DI NUOVO SPALLE AL MURO – A parte Storari non c’è nulla da salvare, se non il fatto che la vittoria di tre giorni prima abbia fornito un bel cuscinetto. Ora due gare interne, dove Rastelli e i suoi non potranno sbagliare, con la pressione che torna a salire. Perché lontano dal Sant’Elia sono arrivate tre batoste senza appello, mentre in casa si è ammirato un Cagliari con ottimo potenziale e diverse frecce nel carniere.
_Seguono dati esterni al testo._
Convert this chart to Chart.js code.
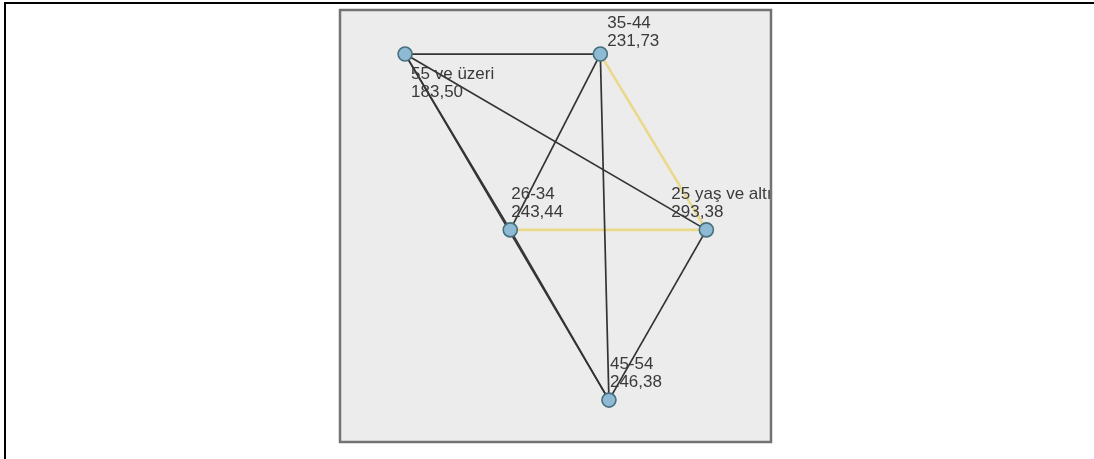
<!DOCTYPE html>
<html>
<head>
<meta charset="utf-8">
<script src="https://cdn.jsdelivr.net/npm/chart.js@4"></script>
<style>
  html, body { margin: 0; padding: 0; background: #fff; }
  #wrap { width: 1094px; height: 459px; }
</style>
</head>
<body>
<div id="wrap"><canvas id="pairChart" width="1094" height="459"></canvas></div>
<script>
// groups and their mean ranks
const categories = ['25 yaş ve altı', '26-34', '35-44', '45-54', '55 ve üzeri'];
const meanRanks = [293.38, 243.44, 231.73, 246.38, 183.50];
// node layout (0-100 units)
const nodeX = [85.0, 39.5, 60.4, 62.4, 15.1];
const nodeY = [49.1, 49.1, 89.8, 9.7, 89.8];
// pairwise comparisons, flagged ones drawn in yellow
const pairs = [[4,2],[4,1],[4,0],[4,3],[2,1],[2,3],[2,0],[1,0],[1,3],[0,3]];
const flagged = [false, false, false, false, false, false, true, true, false, false];

// label offset (px) from each node
const labelOffsets = [[-35, -36], [1, -36], [7, -31], [1, -36], [6, 20]];

const nodePoints = categories.map((c, i) => ({ x: nodeX[i], y: nodeY[i] }));

const edgeSets = pairs.map((p, k) => ({
    type: 'line',
    data: [nodePoints[p[0]], nodePoints[p[1]]],
    borderColor: flagged[k] ? '#ead98b' : '#333333',
    borderWidth: flagged[k] ? 2.6 : 1.7,
    pointRadius: 0,
    fill: false,
    order: 2
}));

const panelPlugin = {
    id: 'panel',
    beforeDraw(chart) {
        const ctx = chart.ctx, a = chart.chartArea;
        ctx.save();
        ctx.fillStyle = '#fff';
        ctx.fillRect(0, 0, chart.width, chart.height);
        ctx.fillStyle = '#000';
        ctx.fillRect(4, 2, chart.width - 4, 2);
        ctx.fillRect(4, 2, 2, chart.height - 2);
        ctx.fillStyle = '#ececec';
        ctx.fillRect(a.left, a.top, a.right - a.left, a.bottom - a.top);
        ctx.restore();
    },
    afterDraw(chart) {
        const ctx = chart.ctx, a = chart.chartArea;
        const xs = chart.scales.x, ys = chart.scales.y;
        ctx.save();
        ctx.beginPath();
        ctx.rect(a.left, a.top, a.right - a.left, a.bottom - a.top);
        ctx.clip();
        ctx.font = '17px "Liberation Sans", Arial, sans-serif';
        ctx.fillStyle = '#3a3a3a';
        ctx.textBaseline = 'middle';
        categories.forEach((c, i) => {
            const px = xs.getPixelForValue(nodeX[i]) + labelOffsets[i][0];
            const py = ys.getPixelForValue(nodeY[i]) + labelOffsets[i][1];
            ctx.fillText(c, px, py);
            ctx.fillText(meanRanks[i].toFixed(2).replace('.', ','), px, py + 18);
        });
        ctx.restore();
        ctx.save();
        ctx.strokeStyle = '#737373';
        ctx.lineWidth = 2.5;
        ctx.strokeRect(a.left, a.top, a.right - a.left, a.bottom - a.top);
        ctx.restore();
    }
};

new Chart(document.getElementById('pairChart').getContext('2d'), {
    type: 'scatter',
    data: {
        datasets: [{
            label: 'groups',
            data: nodePoints,
            backgroundColor: '#8ebad3',
            borderColor: '#47707f',
            borderWidth: 1.6,
            pointRadius: 7,
            order: 0
        }].concat(edgeSets)
    },
    options: {
        responsive: false,
        animation: false,
        layout: { padding: { left: 340, top: 10, right: 323, bottom: 17 } },
        scales: {
            x: { display: false, min: 0, max: 100 },
            y: { display: false, min: 0, max: 100 }
        },
        plugins: {
            legend: { display: false },
            tooltip: { enabled: false }
        }
    },
    plugins: [panelPlugin]
});
</script>
</body>
</html>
NUMERI IMPIETOSI – Sicuramente, contro Sampdoria e Crotone (entrambe in crisi), non si potranno far registrare le statistiche di mercoledì. Appena 2 tiri totali (le velleitarie conclusioni da lontanissimo operate da Giannetti) contro i 23 (14 in porta, 10 parate di Storari) della Juventus, la quale dal 2004/2005 non tirava per ben 10 volte nello specchio in un solo tempo (il primo). Il Cagliari ha inoltre subito 9 attacchi da ogni fascia, e addirittura 13 dalla zona centrale, segno che non solo si sia sofferto sugli esterni, ma che anche nella zona nevralgica non ci fosse alcuna capacità di organizzare il contenimento. Numeri che si associano agli 11 gol subiti (peggior difesa assieme ad Atalanta e Crotone) in 5 partite e alla moltitudine di tiri incassati dall’inizio della stagione.
Meglio, allora, correggere quanto prima gli errori, perché è vero che di Juventus ce n’è soltanto una, ma la marcia a singhiozzo non giova, così come la perdurante assenza di identità. E se tre indizi fanno una prova, la terza scena muta lontano dalla Sardegna dovrà fare riflettere ulteriormente.